Sunday, April 07, 2024

Who We Are, Where We Come From...

2nd Sunday in Easter

(Divine Mercy Sunday)

Readings: Acts 4: 32-35; Psalm 117 (118) :2-4, 15-18, 22-24; 1 John 5: 1-6; John 20: 19-31

Picture: By Irene Jiang on Unsplash

Everywhere we go, people want to know,

who we are, where we come from. So we tell them…

My dear friends, do these words sound familiar? Some of us may remember singing them in the military, as part of a marching song. The singing isn’t just to tell people who we are, and where we came from. Particularly during a long energy-sapping route march, the singing also helps to boost morale. It spurs the singers to press on. In the process, their identity is strengthened. And, by their endurance, they are able not just to tell others who they are, but to show them. Through both singing and marching, a corporate identity is imparted, moulded and shown. We find something similar in our scriptures today.

In the gospel, when the Crucified and Risen Jesus appears to his frightened disciples, in addition to sharing greetings of peace, the Lord does three things to show them who he is. First, we’re told that he came and stood among them. Then, he showed them his hands and his side. And, third, he breathed on them the power to forgive and retain sins. These three actions – coming, showing and breathing – mirror the water, the blood, and the Spirit. The three signs that, the second reading says, bear witness to the Lord’s identity as Son of God. The water of baptism, in which Jesus was immersed, to express his solidarity with our sinful humanity; the blood of sacrifice he shed to free us from slavery; and the Spirit of power, by which he gathers us into one Body.

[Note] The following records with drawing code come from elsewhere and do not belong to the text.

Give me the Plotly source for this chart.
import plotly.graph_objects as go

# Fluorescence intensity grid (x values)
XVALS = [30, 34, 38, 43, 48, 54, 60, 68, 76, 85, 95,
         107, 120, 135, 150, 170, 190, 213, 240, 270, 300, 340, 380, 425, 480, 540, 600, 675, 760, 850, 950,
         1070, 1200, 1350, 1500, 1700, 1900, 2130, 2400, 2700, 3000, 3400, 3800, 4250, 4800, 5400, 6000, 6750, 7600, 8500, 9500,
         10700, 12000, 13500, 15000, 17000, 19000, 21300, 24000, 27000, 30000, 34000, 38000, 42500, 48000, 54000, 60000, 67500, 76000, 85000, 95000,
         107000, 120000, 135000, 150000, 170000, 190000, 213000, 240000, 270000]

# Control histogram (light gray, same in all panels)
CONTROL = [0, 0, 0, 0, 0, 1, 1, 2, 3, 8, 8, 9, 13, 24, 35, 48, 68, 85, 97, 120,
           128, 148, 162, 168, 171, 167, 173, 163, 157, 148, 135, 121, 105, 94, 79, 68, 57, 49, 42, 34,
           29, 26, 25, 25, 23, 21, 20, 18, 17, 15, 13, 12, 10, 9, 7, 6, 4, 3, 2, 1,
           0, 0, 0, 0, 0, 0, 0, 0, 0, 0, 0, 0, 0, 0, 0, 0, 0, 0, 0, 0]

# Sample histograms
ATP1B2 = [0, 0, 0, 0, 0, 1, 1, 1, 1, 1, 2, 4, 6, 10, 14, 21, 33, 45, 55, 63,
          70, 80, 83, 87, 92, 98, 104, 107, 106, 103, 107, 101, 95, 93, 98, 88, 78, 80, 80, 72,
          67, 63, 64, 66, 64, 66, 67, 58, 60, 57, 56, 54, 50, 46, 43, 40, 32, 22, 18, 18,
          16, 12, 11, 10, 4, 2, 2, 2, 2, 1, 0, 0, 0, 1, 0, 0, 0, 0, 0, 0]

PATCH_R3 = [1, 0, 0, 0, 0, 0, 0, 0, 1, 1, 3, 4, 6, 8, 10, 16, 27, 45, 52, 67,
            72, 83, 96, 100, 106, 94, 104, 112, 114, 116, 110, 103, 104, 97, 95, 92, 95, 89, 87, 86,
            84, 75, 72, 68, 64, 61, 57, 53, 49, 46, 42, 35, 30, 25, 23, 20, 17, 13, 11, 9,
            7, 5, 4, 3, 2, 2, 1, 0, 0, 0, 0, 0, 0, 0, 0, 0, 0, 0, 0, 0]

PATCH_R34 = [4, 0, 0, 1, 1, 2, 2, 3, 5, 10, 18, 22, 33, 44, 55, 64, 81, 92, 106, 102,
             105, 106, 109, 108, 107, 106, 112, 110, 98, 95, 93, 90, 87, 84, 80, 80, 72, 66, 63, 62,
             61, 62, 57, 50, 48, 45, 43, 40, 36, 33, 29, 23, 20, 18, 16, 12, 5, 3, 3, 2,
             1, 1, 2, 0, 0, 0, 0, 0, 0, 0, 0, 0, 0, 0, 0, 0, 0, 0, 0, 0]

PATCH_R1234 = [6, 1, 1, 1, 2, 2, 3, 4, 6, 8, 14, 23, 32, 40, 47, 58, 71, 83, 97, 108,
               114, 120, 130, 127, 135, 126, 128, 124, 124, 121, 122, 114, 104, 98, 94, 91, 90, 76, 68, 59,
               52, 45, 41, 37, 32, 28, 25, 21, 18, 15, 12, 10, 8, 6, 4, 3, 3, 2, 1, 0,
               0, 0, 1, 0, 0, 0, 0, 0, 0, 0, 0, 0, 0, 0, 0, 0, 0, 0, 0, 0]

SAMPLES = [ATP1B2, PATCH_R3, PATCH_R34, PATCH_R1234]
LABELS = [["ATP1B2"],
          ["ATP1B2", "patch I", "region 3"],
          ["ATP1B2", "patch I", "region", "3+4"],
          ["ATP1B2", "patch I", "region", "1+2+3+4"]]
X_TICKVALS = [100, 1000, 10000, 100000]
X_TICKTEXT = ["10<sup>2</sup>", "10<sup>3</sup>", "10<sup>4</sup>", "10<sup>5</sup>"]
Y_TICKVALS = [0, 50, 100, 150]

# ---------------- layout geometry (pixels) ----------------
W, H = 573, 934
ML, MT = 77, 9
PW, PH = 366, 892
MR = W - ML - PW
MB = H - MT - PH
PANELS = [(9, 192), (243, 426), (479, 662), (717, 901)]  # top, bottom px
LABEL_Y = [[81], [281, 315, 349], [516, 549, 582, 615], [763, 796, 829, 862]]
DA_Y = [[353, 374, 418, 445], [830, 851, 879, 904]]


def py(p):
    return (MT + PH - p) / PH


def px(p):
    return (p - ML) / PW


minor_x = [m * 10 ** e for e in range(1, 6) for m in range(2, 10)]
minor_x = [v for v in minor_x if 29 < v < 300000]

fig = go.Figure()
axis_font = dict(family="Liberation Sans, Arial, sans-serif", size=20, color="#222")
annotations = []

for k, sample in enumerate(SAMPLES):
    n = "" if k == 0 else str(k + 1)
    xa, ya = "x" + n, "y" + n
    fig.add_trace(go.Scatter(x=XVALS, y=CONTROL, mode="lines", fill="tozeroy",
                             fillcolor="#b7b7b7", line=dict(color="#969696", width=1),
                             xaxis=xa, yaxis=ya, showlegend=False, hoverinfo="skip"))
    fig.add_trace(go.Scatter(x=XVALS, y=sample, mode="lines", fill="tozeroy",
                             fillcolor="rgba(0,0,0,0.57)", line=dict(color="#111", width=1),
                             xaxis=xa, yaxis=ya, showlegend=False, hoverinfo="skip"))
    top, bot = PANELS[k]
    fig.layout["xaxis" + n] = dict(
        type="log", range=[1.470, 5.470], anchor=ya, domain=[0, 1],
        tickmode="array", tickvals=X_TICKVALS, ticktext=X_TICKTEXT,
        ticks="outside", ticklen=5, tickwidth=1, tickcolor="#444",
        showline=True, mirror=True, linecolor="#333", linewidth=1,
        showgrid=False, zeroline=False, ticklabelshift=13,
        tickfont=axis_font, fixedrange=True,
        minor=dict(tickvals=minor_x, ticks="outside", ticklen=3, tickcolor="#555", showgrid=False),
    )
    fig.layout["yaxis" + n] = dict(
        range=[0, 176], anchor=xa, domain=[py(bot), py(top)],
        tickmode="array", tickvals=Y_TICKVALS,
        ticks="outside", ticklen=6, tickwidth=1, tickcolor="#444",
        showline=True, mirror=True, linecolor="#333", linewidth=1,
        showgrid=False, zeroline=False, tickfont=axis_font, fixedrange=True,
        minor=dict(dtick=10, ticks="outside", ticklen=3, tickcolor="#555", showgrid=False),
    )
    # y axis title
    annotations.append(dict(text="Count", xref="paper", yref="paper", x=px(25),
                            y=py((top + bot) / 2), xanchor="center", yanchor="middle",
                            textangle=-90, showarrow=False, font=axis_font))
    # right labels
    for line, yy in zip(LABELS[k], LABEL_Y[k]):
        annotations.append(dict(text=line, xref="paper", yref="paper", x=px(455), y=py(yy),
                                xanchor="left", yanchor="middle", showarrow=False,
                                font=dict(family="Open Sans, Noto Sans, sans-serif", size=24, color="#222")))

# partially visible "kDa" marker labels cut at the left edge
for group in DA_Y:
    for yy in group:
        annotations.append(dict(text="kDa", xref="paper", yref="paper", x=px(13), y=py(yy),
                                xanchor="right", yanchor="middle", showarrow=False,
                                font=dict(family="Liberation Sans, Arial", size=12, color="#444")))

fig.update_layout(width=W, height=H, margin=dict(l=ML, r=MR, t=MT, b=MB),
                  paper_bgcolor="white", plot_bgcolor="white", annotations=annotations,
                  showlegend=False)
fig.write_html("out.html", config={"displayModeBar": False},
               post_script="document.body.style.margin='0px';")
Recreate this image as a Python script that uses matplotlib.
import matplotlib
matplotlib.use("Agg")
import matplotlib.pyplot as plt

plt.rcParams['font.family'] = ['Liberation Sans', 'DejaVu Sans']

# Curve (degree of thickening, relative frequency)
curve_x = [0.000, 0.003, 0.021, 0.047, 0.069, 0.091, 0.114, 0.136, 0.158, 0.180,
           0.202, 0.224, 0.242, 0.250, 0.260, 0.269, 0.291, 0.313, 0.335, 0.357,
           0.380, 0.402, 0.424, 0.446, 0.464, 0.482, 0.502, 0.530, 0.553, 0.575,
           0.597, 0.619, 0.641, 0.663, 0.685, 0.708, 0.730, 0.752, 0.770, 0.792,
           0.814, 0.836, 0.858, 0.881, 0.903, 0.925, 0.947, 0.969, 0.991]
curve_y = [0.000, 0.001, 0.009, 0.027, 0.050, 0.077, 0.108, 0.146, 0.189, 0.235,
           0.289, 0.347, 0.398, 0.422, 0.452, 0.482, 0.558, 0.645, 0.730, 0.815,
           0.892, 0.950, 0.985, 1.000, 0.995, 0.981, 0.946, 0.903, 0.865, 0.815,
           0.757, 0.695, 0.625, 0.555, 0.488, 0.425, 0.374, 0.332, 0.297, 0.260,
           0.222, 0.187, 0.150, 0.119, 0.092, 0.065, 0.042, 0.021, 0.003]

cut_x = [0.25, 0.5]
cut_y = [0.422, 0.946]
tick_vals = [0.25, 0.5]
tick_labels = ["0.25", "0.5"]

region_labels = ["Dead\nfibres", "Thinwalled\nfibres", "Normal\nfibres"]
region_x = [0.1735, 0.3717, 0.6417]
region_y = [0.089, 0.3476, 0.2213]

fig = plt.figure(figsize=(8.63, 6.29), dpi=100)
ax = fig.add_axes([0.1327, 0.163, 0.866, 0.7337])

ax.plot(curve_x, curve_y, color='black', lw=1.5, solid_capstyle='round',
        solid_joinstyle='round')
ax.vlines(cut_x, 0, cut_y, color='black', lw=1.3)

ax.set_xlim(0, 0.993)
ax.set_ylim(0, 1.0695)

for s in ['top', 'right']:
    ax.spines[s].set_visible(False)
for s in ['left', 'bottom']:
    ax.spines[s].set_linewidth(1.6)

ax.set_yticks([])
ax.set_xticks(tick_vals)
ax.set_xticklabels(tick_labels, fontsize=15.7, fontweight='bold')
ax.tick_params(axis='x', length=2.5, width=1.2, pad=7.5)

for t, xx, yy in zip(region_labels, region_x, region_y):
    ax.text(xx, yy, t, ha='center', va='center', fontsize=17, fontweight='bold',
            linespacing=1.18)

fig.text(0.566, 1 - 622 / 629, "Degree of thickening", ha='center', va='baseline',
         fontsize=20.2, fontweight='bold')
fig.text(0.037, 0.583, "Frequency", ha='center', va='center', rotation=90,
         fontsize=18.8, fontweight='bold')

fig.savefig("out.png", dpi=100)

And more than just proving to his disciples who he is, Jesus is also imparting and moulding their identity. From now on, they too will be known by the water of solidarity, the blood of sacrifice, and the Spirit of power. These are the signs by which we Christians show who we are, and where we come from. Proving that, in Christ, we have been begotten by God, adopted as God’s children. And that we’ve already overcome the world, with its anxious craving for riches and honours, and its desperate need to keep comparing and competing with others. Isn’t this why the early Christians in the first reading are able to treat their own property no longer as possessions to be jealously hoarded, but as gifts to be generously shared, especially with those who might be in need? And why, elsewhere in the Acts of the Apostles, they show others who they are, by reaching beyond their community, to preach the Word, and heal the sick (Ac 3:1ff)?

Even so, while it may be true that we have already overcome the world, isn’t it also true that we have not yet completed our march through this earthly life? Isn’t this why we need this beautiful season of Easter? When, by joyously uniting to sing Alleluia, and to reach out to those in need, we allow the God of everlasting mercy to continue moulding our corporate identity as Christians, for the life of our troubled world.

Sisters and brothers, could it be that everywhere we go, people need to know, that who we are, and where we come from flow directly from the tender mercies of God? What can we do to deepen this God-given identity of ours this Easter?